## [SHORT PROBLEM]
Write out the material exactly, with the pictures left out.

━━━━━━━━━━━━━━━━━━━━━━━━━━━━━━

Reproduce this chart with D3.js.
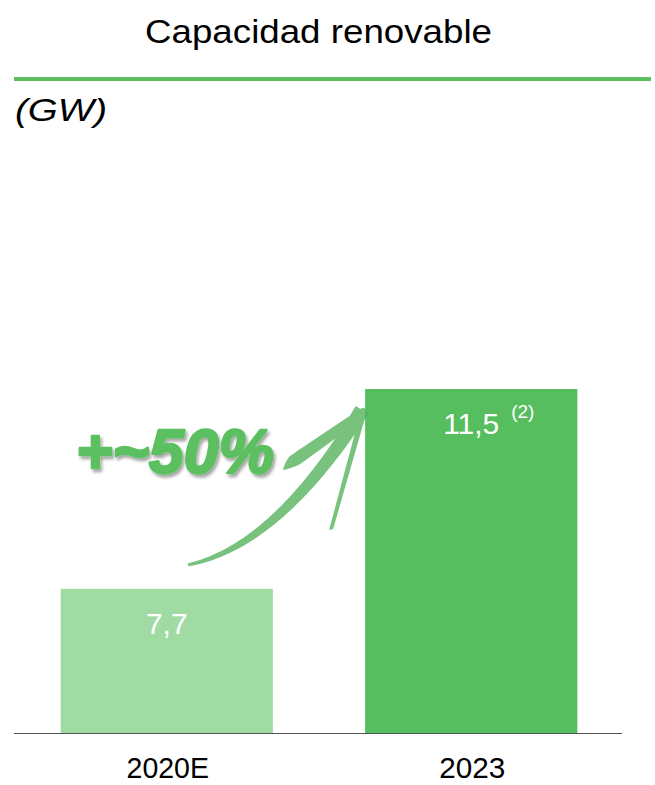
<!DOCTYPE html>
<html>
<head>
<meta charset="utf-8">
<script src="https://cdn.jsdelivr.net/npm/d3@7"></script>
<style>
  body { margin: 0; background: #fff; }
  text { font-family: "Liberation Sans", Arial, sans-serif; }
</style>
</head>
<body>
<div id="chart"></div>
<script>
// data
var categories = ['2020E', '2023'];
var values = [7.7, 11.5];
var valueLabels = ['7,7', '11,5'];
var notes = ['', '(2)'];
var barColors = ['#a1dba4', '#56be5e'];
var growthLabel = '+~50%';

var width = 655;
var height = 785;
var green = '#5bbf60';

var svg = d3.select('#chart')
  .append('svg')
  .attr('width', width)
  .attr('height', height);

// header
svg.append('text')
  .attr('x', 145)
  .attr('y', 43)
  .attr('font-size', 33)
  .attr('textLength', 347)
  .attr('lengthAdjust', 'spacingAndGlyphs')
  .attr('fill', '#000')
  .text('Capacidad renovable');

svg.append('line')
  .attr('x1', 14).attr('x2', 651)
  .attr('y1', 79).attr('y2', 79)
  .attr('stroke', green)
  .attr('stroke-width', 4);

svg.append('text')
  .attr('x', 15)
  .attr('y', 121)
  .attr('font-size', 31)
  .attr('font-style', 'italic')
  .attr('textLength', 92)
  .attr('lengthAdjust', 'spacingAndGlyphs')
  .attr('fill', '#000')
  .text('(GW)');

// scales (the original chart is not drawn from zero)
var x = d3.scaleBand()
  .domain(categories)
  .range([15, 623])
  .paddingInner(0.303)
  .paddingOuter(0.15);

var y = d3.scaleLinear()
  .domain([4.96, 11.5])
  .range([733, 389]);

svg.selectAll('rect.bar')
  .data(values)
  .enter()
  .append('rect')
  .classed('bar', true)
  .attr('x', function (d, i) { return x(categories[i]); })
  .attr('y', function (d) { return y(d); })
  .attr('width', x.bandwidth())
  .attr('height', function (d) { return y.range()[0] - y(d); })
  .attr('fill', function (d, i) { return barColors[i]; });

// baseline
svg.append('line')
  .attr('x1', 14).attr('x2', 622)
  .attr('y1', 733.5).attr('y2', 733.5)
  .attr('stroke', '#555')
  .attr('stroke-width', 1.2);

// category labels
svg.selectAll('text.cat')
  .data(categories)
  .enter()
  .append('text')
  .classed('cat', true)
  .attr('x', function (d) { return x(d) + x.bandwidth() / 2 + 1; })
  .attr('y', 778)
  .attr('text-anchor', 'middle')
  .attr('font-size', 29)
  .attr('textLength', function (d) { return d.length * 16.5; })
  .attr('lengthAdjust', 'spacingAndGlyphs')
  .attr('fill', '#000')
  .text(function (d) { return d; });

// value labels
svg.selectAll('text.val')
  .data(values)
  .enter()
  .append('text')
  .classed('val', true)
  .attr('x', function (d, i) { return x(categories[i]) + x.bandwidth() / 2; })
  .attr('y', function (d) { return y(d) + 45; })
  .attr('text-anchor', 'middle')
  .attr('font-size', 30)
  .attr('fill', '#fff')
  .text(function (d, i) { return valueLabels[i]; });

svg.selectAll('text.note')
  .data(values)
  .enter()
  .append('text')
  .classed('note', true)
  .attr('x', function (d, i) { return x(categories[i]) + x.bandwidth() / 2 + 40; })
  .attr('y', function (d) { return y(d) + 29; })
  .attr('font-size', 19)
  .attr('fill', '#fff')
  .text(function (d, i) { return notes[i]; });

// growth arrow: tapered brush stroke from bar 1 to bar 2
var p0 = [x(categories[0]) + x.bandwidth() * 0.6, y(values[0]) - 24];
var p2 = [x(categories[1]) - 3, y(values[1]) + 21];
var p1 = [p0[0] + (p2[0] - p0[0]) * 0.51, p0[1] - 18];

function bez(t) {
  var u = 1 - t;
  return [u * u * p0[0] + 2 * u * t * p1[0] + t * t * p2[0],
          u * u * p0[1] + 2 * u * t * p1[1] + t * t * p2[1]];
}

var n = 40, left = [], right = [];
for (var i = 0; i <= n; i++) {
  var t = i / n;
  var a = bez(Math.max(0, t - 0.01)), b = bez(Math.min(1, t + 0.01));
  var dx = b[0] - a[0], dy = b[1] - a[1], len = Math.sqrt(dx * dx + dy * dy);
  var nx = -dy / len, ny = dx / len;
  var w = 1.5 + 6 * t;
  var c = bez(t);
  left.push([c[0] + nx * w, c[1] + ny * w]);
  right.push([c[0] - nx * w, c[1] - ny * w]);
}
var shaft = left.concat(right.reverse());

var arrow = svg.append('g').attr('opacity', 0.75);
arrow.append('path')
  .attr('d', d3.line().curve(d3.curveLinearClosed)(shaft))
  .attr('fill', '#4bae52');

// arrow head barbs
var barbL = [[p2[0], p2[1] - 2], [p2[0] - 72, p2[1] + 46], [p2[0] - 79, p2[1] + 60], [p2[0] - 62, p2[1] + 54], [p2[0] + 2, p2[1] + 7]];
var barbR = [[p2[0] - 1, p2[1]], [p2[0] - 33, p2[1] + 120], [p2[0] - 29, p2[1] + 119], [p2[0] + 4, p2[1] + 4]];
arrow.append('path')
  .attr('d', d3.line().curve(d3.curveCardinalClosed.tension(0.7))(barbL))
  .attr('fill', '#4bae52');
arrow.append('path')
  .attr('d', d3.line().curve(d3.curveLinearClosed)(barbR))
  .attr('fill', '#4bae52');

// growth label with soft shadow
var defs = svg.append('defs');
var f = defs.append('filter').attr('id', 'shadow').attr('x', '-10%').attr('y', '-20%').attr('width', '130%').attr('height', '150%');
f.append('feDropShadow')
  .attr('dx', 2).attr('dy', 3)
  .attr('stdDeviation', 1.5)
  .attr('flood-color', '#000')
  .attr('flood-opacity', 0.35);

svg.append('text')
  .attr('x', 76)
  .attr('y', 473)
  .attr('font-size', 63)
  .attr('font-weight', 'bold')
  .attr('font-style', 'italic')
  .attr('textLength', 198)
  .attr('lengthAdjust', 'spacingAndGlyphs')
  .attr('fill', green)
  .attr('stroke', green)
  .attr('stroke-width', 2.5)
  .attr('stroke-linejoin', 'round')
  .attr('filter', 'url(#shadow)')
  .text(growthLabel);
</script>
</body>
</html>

━━━━━━━━━━━━━━━━━━━━━━━━━━━━━━

## [FINAL ANSWER]
Reproduce this chart with D3.js.
<!DOCTYPE html>
<html>
<head>
<meta charset="utf-8">
<script src="https://cdn.jsdelivr.net/npm/d3@7"></script>
<style>
  body { margin: 0; background: #fff; }
  text { font-family: "Liberation Sans", Arial, sans-serif; }
</style>
</head>
<body>
<div id="chart"></div>
<script>
// data
var categories = ['2020E', '2023'];
var values = [7.7, 11.5];
var valueLabels = ['7,7', '11,5'];
var notes = ['', '(2)'];
var barColors = ['#a1dba4', '#56be5e'];
var growthLabel = '+~50%';

var width = 655;
var height = 785;
var green = '#5bbf60';

var svg = d3.select('#chart')
  .append('svg')
  .attr('width', width)
  .attr('height', height);

// header
svg.append('text')
  .attr('x', 145)
  .attr('y', 43)
  .attr('font-size', 33)
  .attr('textLength', 347)
  .attr('lengthAdjust', 'spacingAndGlyphs')
  .attr('fill', '#000')
  .text('Capacidad renovable');

svg.append('line')
  .attr('x1', 14).attr('x2', 651)
  .attr('y1', 79).attr('y2', 79)
  .attr('stroke', green)
  .attr('stroke-width', 4);

svg.append('text')
  .attr('x', 15)
  .attr('y', 121)
  .attr('font-size', 31)
  .attr('font-style', 'italic')
  .attr('textLength', 92)
  .attr('lengthAdjust', 'spacingAndGlyphs')
  .attr('fill', '#000')
  .text('(GW)');

// scales (the original chart is not drawn from zero)
var x = d3.scaleBand()
  .domain(categories)
  .range([15, 623])
  .paddingInner(0.303)
  .paddingOuter(0.15);

var y = d3.scaleLinear()
  .domain([4.96, 11.5])
  .range([733, 389]);

svg.selectAll('rect.bar')
  .data(values)
  .enter()
  .append('rect')
  .classed('bar', true)
  .attr('x', function (d, i) { return x(categories[i]); })
  .attr('y', function (d) { return y(d); })
  .attr('width', x.bandwidth())
  .attr('height', function (d) { return y.range()[0] - y(d); })
  .attr('fill', function (d, i) { return barColors[i]; });

// baseline
svg.append('line')
  .attr('x1', 14).attr('x2', 622)
  .attr('y1', 733.5).attr('y2', 733.5)
  .attr('stroke', '#555')
  .attr('stroke-width', 1.2);

// category labels
svg.selectAll('text.cat')
  .data(categories)
  .enter()
  .append('text')
  .classed('cat', true)
  .attr('x', function (d) { return x(d) + x.bandwidth() / 2 + 1; })
  .attr('y', 778)
  .attr('text-anchor', 'middle')
  .attr('font-size', 29)
  .attr('textLength', function (d) { return d.length * 16.5; })
  .attr('lengthAdjust', 'spacingAndGlyphs')
  .attr('fill', '#000')
  .text(function (d) { return d; });

// value labels
svg.selectAll('text.val')
  .data(values)
  .enter()
  .append('text')
  .classed('val', true)
  .attr('x', function (d, i) { return x(categories[i]) + x.bandwidth() / 2; })
  .attr('y', function (d) { return y(d) + 45; })
  .attr('text-anchor', 'middle')
  .attr('font-size', 30)
  .attr('fill', '#fff')
  .text(function (d, i) { return valueLabels[i]; });

svg.selectAll('text.note')
  .data(values)
  .enter()
  .append('text')
  .classed('note', true)
  .attr('x', function (d, i) { return x(categories[i]) + x.bandwidth() / 2 + 40; })
  .attr('y', function (d) { return y(d) + 29; })
  .attr('font-size', 19)
  .attr('fill', '#fff')
  .text(function (d, i) { return notes[i]; });

// growth arrow: tapered brush stroke from bar 1 to bar 2
var p0 = [x(categories[0]) + x.bandwidth() * 0.6, y(values[0]) - 24];
var p2 = [x(categories[1]) - 3, y(values[1]) + 21];
var p1 = [p0[0] + (p2[0] - p0[0]) * 0.51, p0[1] - 18];

function bez(t) {
  var u = 1 - t;
  return [u * u * p0[0] + 2 * u * t * p1[0] + t * t * p2[0],
          u * u * p0[1] + 2 * u * t * p1[1] + t * t * p2[1]];
}

var n = 40, left = [], right = [];
for (var i = 0; i <= n; i++) {
  var t = i / n;
  var a = bez(Math.max(0, t - 0.01)), b = bez(Math.min(1, t + 0.01));
  var dx = b[0] - a[0], dy = b[1] - a[1], len = Math.sqrt(dx * dx + dy * dy);
  var nx = -dy / len, ny = dx / len;
  var w = 1.5 + 6 * t;
  var c = bez(t);
  left.push([c[0] + nx * w, c[1] + ny * w]);
  right.push([c[0] - nx * w, c[1] - ny * w]);
}
var shaft = left.concat(right.reverse());

var arrow = svg.append('g').attr('opacity', 0.75);
arrow.append('path')
  .attr('d', d3.line().curve(d3.curveLinearClosed)(shaft))
  .attr('fill', '#4bae52');

// arrow head barbs
var barbL = [[p2[0], p2[1] - 2], [p2[0] - 72, p2[1] + 46], [p2[0] - 79, p2[1] + 60], [p2[0] - 62, p2[1] + 54], [p2[0] + 2, p2[1] + 7]];
var barbR = [[p2[0] - 1, p2[1]], [p2[0] - 33, p2[1] + 120], [p2[0] - 29, p2[1] + 119], [p2[0] + 4, p2[1] + 4]];
arrow.append('path')
  .attr('d', d3.line().curve(d3.curveCardinalClosed.tension(0.7))(barbL))
  .attr('fill', '#4bae52');
arrow.append('path')
  .attr('d', d3.line().curve(d3.curveLinearClosed)(barbR))
  .attr('fill', '#4bae52');

// growth label with soft shadow
var defs = svg.append('defs');
var f = defs.append('filter').attr('id', 'shadow').attr('x', '-10%').attr('y', '-20%').attr('width', '130%').attr('height', '150%');
f.append('feDropShadow')
  .attr('dx', 2).attr('dy', 3)
  .attr('stdDeviation', 1.5)
  .attr('flood-color', '#000')
  .attr('flood-opacity', 0.35);

svg.append('text')
  .attr('x', 76)
  .attr('y', 473)
  .attr('font-size', 63)
  .attr('font-weight', 'bold')
  .attr('font-style', 'italic')
  .attr('textLength', 198)
  .attr('lengthAdjust', 'spacingAndGlyphs')
  .attr('fill', green)
  .attr('stroke', green)
  .attr('stroke-width', 2.5)
  .attr('stroke-linejoin', 'round')
  .attr('filter', 'url(#shadow)')
  .text(growthLabel);
</script>
</body>
</html>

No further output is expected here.